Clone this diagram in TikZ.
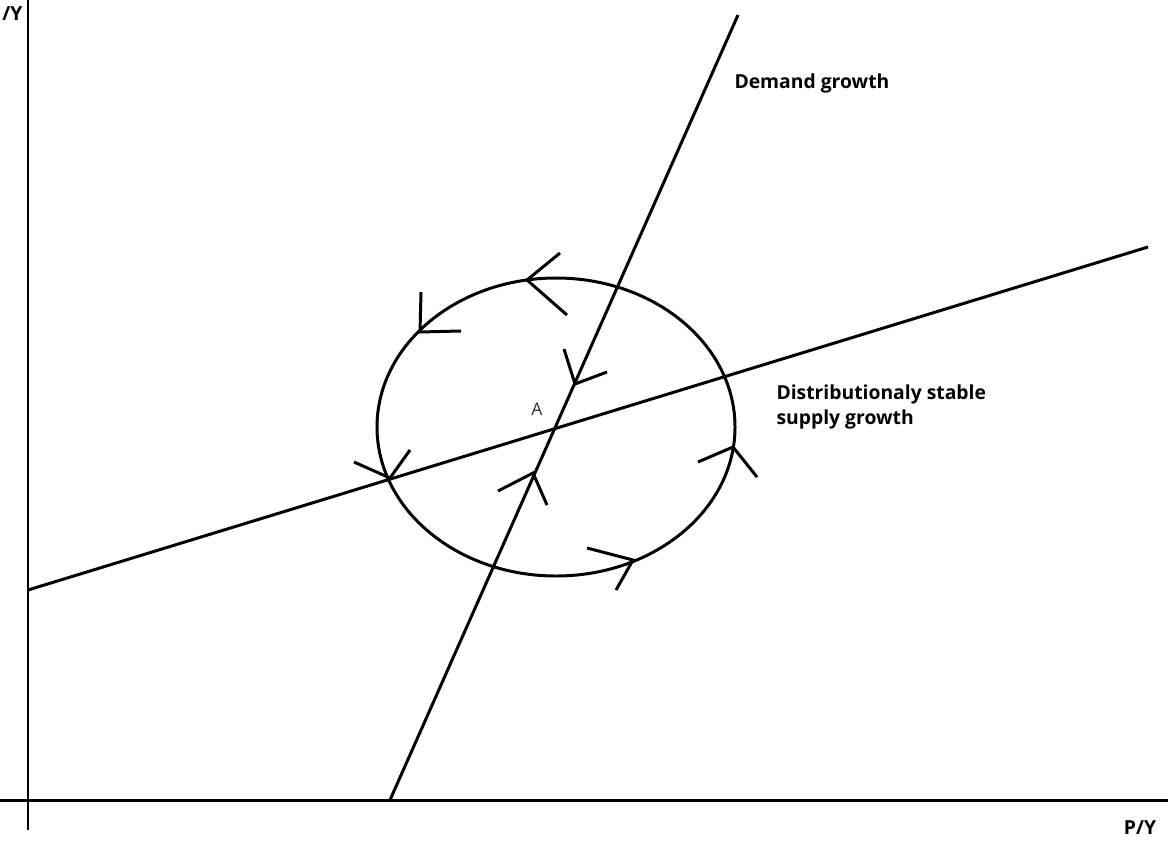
\documentclass[tikz,border=0pt]{standalone}
\usepackage{fontspec}
\setmainfont{Open Sans}
\begin{document}
\begin{tikzpicture}[x=0.02cm,y=-0.02cm,line width=1.7pt,
  lbl/.style={font=\bfseries\fontsize{11}{14}\selectfont,inner sep=0pt},
  chev/.style={line width=1.7pt}]
\useasboundingbox (0,0) rectangle (1168,855);
% axes
\coordinate (yt) at (28,0); \coordinate (yb) at (28,830);
\coordinate (xl) at (0,800); \coordinate (xr) at (1168,800);
\draw (yt) -- (yb);
\draw (xl) -- (xr);
\node[lbl,anchor=west] (ylab) at (1,14) {/Y};
\node[lbl] (xlab) at (1140,828) {P/Y};
% lines
\coordinate (d1) at (390,800); \coordinate (d2) at (738,15);
\coordinate (s1) at (28,590); \coordinate (s2) at (1148,247);
\draw (d1) -- (d2);
\draw (s1) -- (s2);
% ellipse
\draw (556,427) ellipse [x radius=179, y radius=149];
% chevrons
\draw[chev] (560,253) -- (527,280) -- (567,315);
\draw[chev] (421,292) -- (420,332) -- (461,331);
\draw[chev] (564,349) -- (575,384) -- (607,372);
\draw[chev] (354,462) -- (390,478) -- (410,450);
\draw[chev] (498,491) -- (533,473) -- (547,505);
\draw[chev] (698,462) -- (733,447) -- (757,477);
\draw[chev] (587,548) -- (633,560) -- (616,590);
% labels
\node[lbl,anchor=west] (dg) at (733,83) {Demand growth};
\node[lbl,anchor=west,align=left] (sg) at (775,407) {Distributionaly stable\\supply growth};
\node[font=\fontsize{10}{12}\selectfont,text=black!80,inner sep=0pt] (A) at (537,409) {A};
\end{tikzpicture}
\end{document}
○ ○ ○ ○ ○ ○ ○
Reproduce all of the material above word for word. Omit the pictures.

Clone this diagram in TikZ.
\documentclass[tikz,border=0pt]{standalone}
\usepackage{fontspec}
\setmainfont{Open Sans}
\begin{document}
\begin{tikzpicture}[x=0.02cm,y=-0.02cm,line width=1.7pt,
  lbl/.style={font=\bfseries\fontsize{11}{14}\selectfont,inner sep=0pt},
  chev/.style={line width=1.7pt}]
\useasboundingbox (0,0) rectangle (1168,855);
% axes
\coordinate (yt) at (28,0); \coordinate (yb) at (28,830);
\coordinate (xl) at (0,800); \coordinate (xr) at (1168,800);
\draw (yt) -- (yb);
\draw (xl) -- (xr);
\node[lbl,anchor=west] (ylab) at (1,14) {/Y};
\node[lbl] (xlab) at (1140,828) {P/Y};
% lines
\coordinate (d1) at (390,800); \coordinate (d2) at (738,15);
\coordinate (s1) at (28,590); \coordinate (s2) at (1148,247);
\draw (d1) -- (d2);
\draw (s1) -- (s2);
% ellipse
\draw (556,427) ellipse [x radius=179, y radius=149];
% chevrons
\draw[chev] (560,253) -- (527,280) -- (567,315);
\draw[chev] (421,292) -- (420,332) -- (461,331);
\draw[chev] (564,349) -- (575,384) -- (607,372);
\draw[chev] (354,462) -- (390,478) -- (410,450);
\draw[chev] (498,491) -- (533,473) -- (547,505);
\draw[chev] (698,462) -- (733,447) -- (757,477);
\draw[chev] (587,548) -- (633,560) -- (616,590);
% labels
\node[lbl,anchor=west] (dg) at (733,83) {Demand growth};
\node[lbl,anchor=west,align=left] (sg) at (775,407) {Distributionaly stable\\supply growth};
\node[font=\fontsize{10}{12}\selectfont,text=black!80,inner sep=0pt] (A) at (537,409) {A};
\end{tikzpicture}
\end{document}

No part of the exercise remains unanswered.